Provided records
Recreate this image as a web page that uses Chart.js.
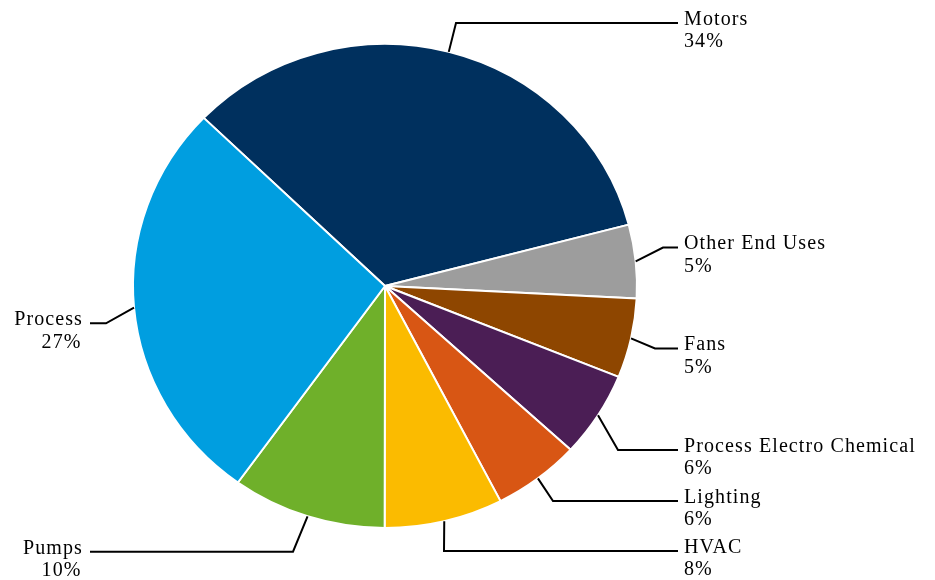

==

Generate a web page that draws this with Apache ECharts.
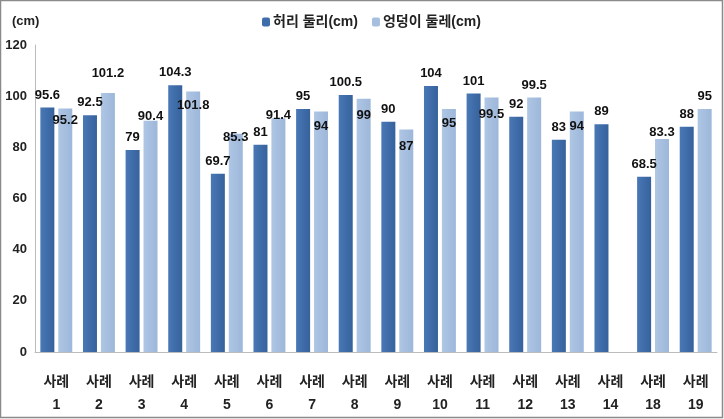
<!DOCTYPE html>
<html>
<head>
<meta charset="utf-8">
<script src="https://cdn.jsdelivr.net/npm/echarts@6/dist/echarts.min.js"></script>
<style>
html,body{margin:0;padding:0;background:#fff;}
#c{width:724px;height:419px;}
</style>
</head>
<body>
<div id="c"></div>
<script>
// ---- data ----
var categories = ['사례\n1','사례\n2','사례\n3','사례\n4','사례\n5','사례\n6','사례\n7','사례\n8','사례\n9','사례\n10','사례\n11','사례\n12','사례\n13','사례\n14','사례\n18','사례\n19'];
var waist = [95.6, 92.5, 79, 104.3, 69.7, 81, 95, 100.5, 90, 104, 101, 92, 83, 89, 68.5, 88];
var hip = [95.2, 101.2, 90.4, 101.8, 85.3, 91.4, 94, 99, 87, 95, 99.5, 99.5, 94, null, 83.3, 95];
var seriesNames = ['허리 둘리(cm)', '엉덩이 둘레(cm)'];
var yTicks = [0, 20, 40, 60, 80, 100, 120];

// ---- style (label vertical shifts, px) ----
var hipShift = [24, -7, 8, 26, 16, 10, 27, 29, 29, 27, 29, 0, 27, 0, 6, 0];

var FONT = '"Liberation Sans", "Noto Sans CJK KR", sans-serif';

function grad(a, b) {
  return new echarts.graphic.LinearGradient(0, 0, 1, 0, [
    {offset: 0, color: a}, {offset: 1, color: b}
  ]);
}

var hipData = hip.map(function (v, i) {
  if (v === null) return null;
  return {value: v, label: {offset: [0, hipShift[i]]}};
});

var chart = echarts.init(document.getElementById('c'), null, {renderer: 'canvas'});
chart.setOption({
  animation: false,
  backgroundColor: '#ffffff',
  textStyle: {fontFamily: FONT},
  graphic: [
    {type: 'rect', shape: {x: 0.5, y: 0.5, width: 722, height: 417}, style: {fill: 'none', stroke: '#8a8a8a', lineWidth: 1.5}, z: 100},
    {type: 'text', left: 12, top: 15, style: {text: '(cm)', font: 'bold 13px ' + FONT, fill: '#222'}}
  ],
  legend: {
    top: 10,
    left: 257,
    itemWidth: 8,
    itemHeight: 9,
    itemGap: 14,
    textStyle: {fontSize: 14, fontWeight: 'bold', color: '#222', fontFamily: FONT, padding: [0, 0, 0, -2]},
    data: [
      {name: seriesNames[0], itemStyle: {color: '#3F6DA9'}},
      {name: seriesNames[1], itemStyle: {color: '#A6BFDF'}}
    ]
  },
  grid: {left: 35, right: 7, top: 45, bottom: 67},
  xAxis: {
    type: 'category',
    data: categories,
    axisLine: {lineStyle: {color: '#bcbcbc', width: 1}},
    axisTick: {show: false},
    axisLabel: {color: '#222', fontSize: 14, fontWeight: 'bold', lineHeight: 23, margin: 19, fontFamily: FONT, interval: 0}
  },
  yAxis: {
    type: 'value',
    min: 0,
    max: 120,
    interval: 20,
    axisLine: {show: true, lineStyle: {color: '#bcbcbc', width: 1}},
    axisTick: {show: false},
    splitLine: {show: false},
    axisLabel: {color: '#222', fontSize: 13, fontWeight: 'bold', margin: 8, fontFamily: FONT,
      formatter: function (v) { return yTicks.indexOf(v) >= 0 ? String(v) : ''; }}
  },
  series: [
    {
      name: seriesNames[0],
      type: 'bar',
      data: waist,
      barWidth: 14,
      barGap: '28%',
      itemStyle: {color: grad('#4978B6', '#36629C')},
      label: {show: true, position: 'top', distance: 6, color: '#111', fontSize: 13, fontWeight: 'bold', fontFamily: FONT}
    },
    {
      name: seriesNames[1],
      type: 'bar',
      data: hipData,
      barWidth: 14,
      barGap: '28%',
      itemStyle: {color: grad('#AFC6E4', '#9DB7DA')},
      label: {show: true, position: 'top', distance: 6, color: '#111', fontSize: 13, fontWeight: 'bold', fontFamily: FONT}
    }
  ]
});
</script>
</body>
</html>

Exercise aim
Look through the entries above; copy every line holding the string "that".

Output below
Recreate this image as a web page that uses Chart.js.
Generate a web page that draws this with Apache ECharts.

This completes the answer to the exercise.